Goodbye, Sceptred Isle
From the desk of The Brussels Journal on Thu, 2008-02-21 14:53
A quote from The Daily Telegraph, 21 February 2008
Britain is experiencing the worst "brain drain" of any country as highly qualified professionals settle abroad, an authoritative international study showed yesterday. […] There are now 3.247 million British-born people living abroad, of whom more than 1.1 million are highly-skilled university graduates, […] according to the study by the Organisation of Economic Co-operation and Development (OECD).
No other nation is losing so many qualified people, it points out. Britain has now lost more than one in 10 of its most skilled citizens, while overall only Mexico has had more people emigrate. […] Britain's exodus is far higher than any of the OECD's other 29 members. Germany has lost only 860,000 highly-skilled workers, America 410,000 and France 370,000. […]
Figures from the Office for National Statistics last year, suggested that 207,000 Britons - one every three minutes - left in 2006. The emigration rate is at its highest since just after the Second World War.
Not so, Dr. D
Submitted by Dunnyveg on Fri, 2008-02-22 19:47.
It's not true that the US receives the most ignorant and least capable citizens of Mexico. This group isn't capable of marshaling the resources, or doing the planning necessary to enter the US illegally. And since the most educated, capable Mexicans are as white as any European, it's also the case that the US doesn't receive the most capable either. The US receives that large group in the middle, the blue collar working-class Mexicans. But it is true that if the US wasn't serving as a safety valve the corrupt Mexican system would explode in a revolution. Vive la Revolucion!
Death of Europe
Submitted by Rob the Ugly American on Fri, 2008-02-22 09:57.
This data isn't new; the idea that skilled professionals have been fleeing Europe is one of the pillars of the argument that Europe won't be able to stem its steep decline and will go quietly into the Muslim night. Books like Steyn's America Alone make a similar point. There've been articles on this phenomena for awhile; it used to be they'd emigrate to other countries in the Anglosphere, but now Asia is attracting a good number as well.
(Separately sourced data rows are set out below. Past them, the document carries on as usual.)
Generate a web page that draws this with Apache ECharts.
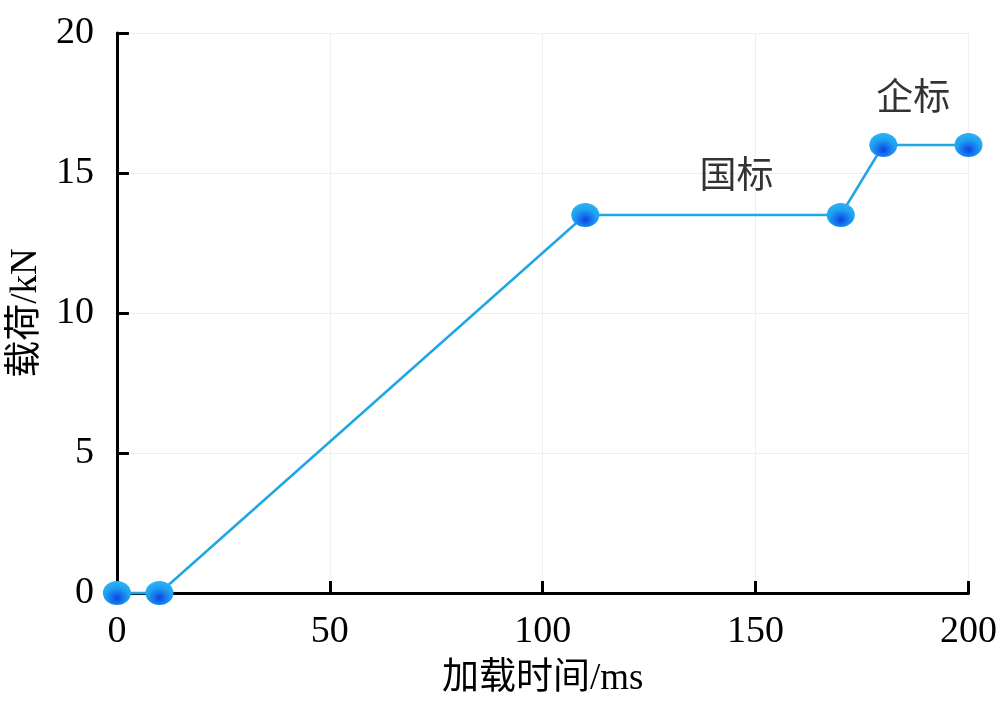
<!DOCTYPE html>
<html>
<head>
<meta charset="utf-8">
<script src="https://cdn.jsdelivr.net/npm/echarts@6/dist/echarts.min.js"></script>
<style>
  html, body { margin: 0; padding: 0; background: #fff; }
  #chart { width: 1000px; height: 703px; }
</style>
</head>
<body>
<div id="chart"></div>
<script>
// 加载时间 (ms) / 载荷 (kN)
const timeMs = [0, 10, 110, 170, 180, 200]
const loadKN = [0, 0, 13.5, 13.5, 16, 16]
// 文字标注
const noteNames = ['国标', '企标']
const noteTime = [145.5, 187]
const noteLoad = [14.8, 17.6]

const numFont = '"Liberation Serif", "Times New Roman", serif'
const cjkFont = '"Liberation Serif", "Noto Sans CJK SC", serif'

const chart = echarts.init(document.getElementById('chart'))
chart.setOption({
  backgroundColor: '#fff',
  animation: false,
  grid: { left: 116, right: 30, top: 33, bottom: 110 },
  xAxis: {
    type: 'value',
    min: 0,
    max: 200,
    interval: 50,
    name: '加载时间/ms',
    nameLocation: 'middle',
    nameGap: 68,
    nameTextStyle: { color: '#000', fontSize: 37, fontFamily: cjkFont },
    axisLine: { lineStyle: { color: '#000', width: 3 } },
    axisTick: { inside: true, length: 12, lineStyle: { color: '#000', width: 3 } },
    axisLabel: { color: '#000', fontSize: 38, fontFamily: numFont, margin: 20 },
    splitLine: { show: true, lineStyle: { color: '#efefef', width: 1 } }
  },
  yAxis: {
    type: 'value',
    min: 0,
    max: 20,
    interval: 5,
    name: '载荷/kN',
    nameLocation: 'middle',
    nameGap: 68,
    nameTextStyle: { color: '#000', fontSize: 37, fontFamily: cjkFont },
    axisLine: { show: true, lineStyle: { color: '#000', width: 3 } },
    axisTick: { show: true, inside: true, length: 12, lineStyle: { color: '#000', width: 3 } },
    axisLabel: { color: '#000', fontSize: 38, fontFamily: numFont, margin: 23 },
    splitLine: { show: true, lineStyle: { color: '#efefef', width: 1 } }
  },
  series: [
    {
      type: 'line',
      data: timeMs.map((t, i) => [t, loadKN[i]]),
      symbol: 'circle',
      symbolSize: [28, 24],
      clip: false,
      lineStyle: { color: '#1fa6e4', width: 2.5 },
      itemStyle: {
        color: new echarts.graphic.RadialGradient(0.5, 0.7, 0.65, [
          { offset: 0, color: '#0a45e2' },
          { offset: 0.3, color: '#1570ec' },
          { offset: 0.65, color: '#1ea0f0' },
          { offset: 1, color: '#2cb0f5' }
        ])
      },
      z: 3
    },
    {
      type: 'scatter',
      data: noteNames.map((n, i) => ({ name: n, value: [noteTime[i], noteLoad[i]] })),
      symbolSize: 0,
      label: {
        show: true,
        position: 'inside',
        formatter: '{b}',
        color: '#000',
        fontSize: 37,
        fontFamily: cjkFont
      },
      z: 4
    }
  ]
})
</script>
</body>
</html>
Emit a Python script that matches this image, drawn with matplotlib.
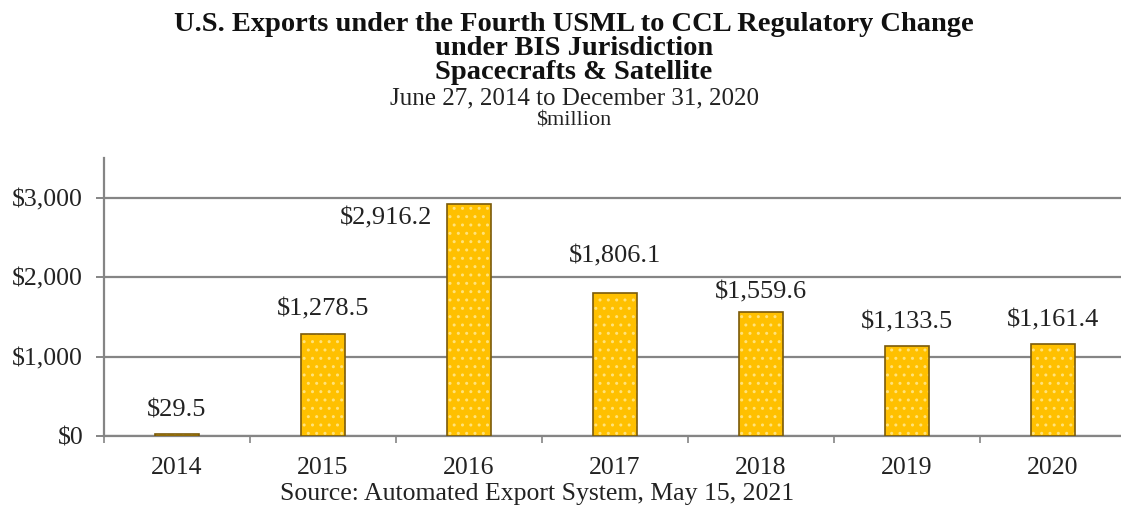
import matplotlib
matplotlib.use("Agg")
import matplotlib.pyplot as plt
import numpy as np
from matplotlib.ticker import FixedLocator, FuncFormatter

years = ["2014", "2015", "2016", "2017", "2018", "2019", "2020"]
values = [29.5, 1278.5, 2916.2, 1806.1, 1559.6, 1133.5, 1161.4]
labels = ["$29.5", "$1,278.5", "$2,916.2", "$1,806.1", "$1,559.6", "$1,133.5", "$1,161.4"]
yticks = [0, 1000, 2000, 3000]

title_lines = ["U.S. Exports under the Fourth USML to CCL Regulatory Change",
               "under BIS Jurisdiction",
               "Spacecrafts & Satellite"]
subtitle_lines = ["June 27, 2014 to December 31, 2020", "$million"]
source = "Source: Automated Export System, May 15, 2021"

plt.rcParams['font.family'] = ['Liberation Serif', 'DejaVu Serif']

W, H = 1121, 518
fig = plt.figure(figsize=(W / 100, H / 100), dpi=100)
ax = fig.add_axes([104 / W, 1 - 436 / H, 1022 / W, 278 / H])

x = np.arange(len(years))
bw = 0.3
ax.bar(x, values, width=bw, color="#FFC000", edgecolor="#FFE27A",
       hatch="..", linewidth=0, zorder=3)
ax.bar(x, values, width=bw, fill=False, edgecolor="#7A5A0A",
       linewidth=1.2, zorder=4)

ax.set_xlim(-0.5, len(years) - 0.5)
ax.set_ylim(0, 3500)

ax.yaxis.set_major_locator(FixedLocator(yticks))
ax.yaxis.set_major_formatter(FuncFormatter(lambda v, p: "${:,.0f}".format(v)))
ax.grid(axis="y", color="#858585", linewidth=1.6, zorder=0)
ax.set_axisbelow(True)

ax.set_xticks(x)
ax.set_xticklabels(years)
ax.set_xticks(np.arange(len(years) + 1) - 0.5, minor=True)
ax.tick_params(axis="x", which="major", length=0, pad=15, labelsize=18.5, colors="#222222")
ax.tick_params(axis="x", which="minor", length=5, width=1.2, color="#858585", direction="out")
ax.tick_params(axis="y", which="major", length=6, width=1.4, color="#858585", pad=9,
               labelsize=18.5, labelcolor="#222222", direction="out")

for s in ["top", "right"]:
    ax.spines[s].set_visible(False)
for s in ["left", "bottom"]:
    ax.spines[s].set_color("#858585")
    ax.spines[s].set_linewidth(1.6)

# data labels (offsets in points above bar top; 2016 sits to the left of its bar)
offsets = [17, 18, None, 26, 14, 17, 17]
for i, (v, lab) in enumerate(zip(values, labels)):
    if offsets[i] is None:
        ax.annotate(lab, (x[i] - bw / 2, v), xytext=(-11, -10), textcoords="offset points",
                    ha="right", va="center", fontsize=19, color="#222222", zorder=5)
    else:
        ax.annotate(lab, (x[i], v), xytext=(0, offsets[i]), textcoords="offset points",
                    ha="center", va="center", fontsize=19, color="#222222", zorder=5)

cx = 574 / W
fig.text(cx, 1 - 48.5 / H, "\n".join(title_lines), ha="center", va="center",
         multialignment="center", fontsize=20.5, linespacing=0.95,
         fontweight="bold", color="#111111")
fig.text(cx, 1 - 98.5 / H, subtitle_lines[0], ha="center", va="center", fontsize=18, color="#222222")
fig.text(cx, 1 - 121 / H, subtitle_lines[1], ha="center", va="center", fontsize=16, color="#222222")
fig.text(537 / W, 1 - 494 / H, source, ha="center", va="center", fontsize=18.5, color="#222222")

fig.savefig("out.png", dpi=100, facecolor="white")
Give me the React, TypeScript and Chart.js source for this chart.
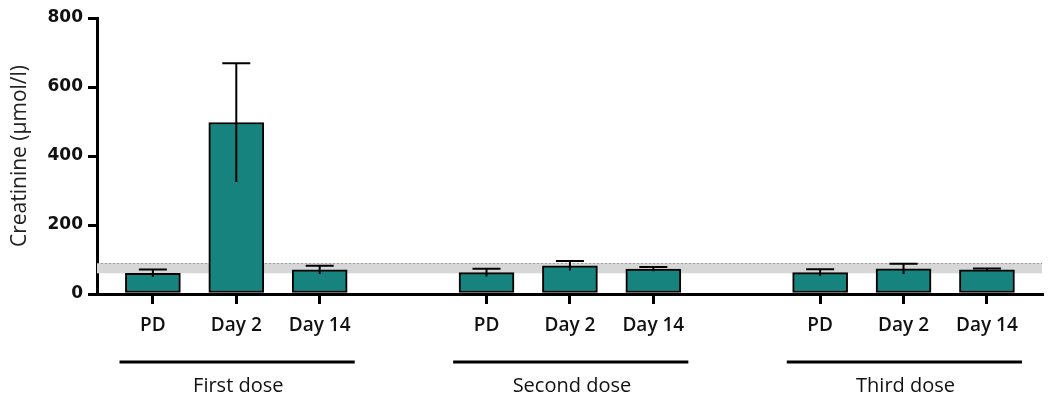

Here's an article from a year back in the NY Times on the 'agonizing' brain drain in Germany:
http://www.nytimes.com/2007/02/06/world/europe/06germany.html?_r=1&hp&ex...
Realpolitiks
Submitted by onecent on Fri, 2008-02-22 01:49.
Dr.D, Mexico gets with their unemployed sent across the US border a big plus because they get a pass on the revolution the greedy elites so well deserve. The Revolution gets postponed as it does for Muslim countries and their ruling elite. Absorbing the misery of Mexico in the US gives their elitist slobs a break, same in Europe with the absorption of unskilled Muslim masses.
They win, we lose, thanks to the lame leftist's misplaced sense of guilt and stupidity in the realm of realpolitiks .
Net streams?
Submitted by Raymond on Thu, 2008-02-21 22:51.
Very nice, but where are those people? Half of the story is missing; someone leaves and supposedly arrives somewhere and does not turn into neutrinos.
Departures:
Great Britain 3.247 million
Germany 860,000
America 410,000
France 370,000
Arrivals
?
So, some surely vent to USA, others to France, some to Great Britain, ... Thailand? Where are they? Without the other half we know essentially nothing. What are the net values?
-- Raymond
Does the formatting work on this website? Why do I have to add empty lines, even if I see HTML markup when I edit an entry?
Not like mexico
Submitted by Dr. D on Thu, 2008-02-21 17:08.
In the case of mexico, the loss of people is an advantage because their people are mostly ignorant and a drag on the economy. This is the opposite of Great Britain which, until recently, had a well educated population that was highly productive. They have chosen to replace them with an uneducated, unproductive, izlamic radical population that will live mostly at public expense. Just how this is a net gain for the country is hard to see, but it seems to be public policy none the less. What a shame!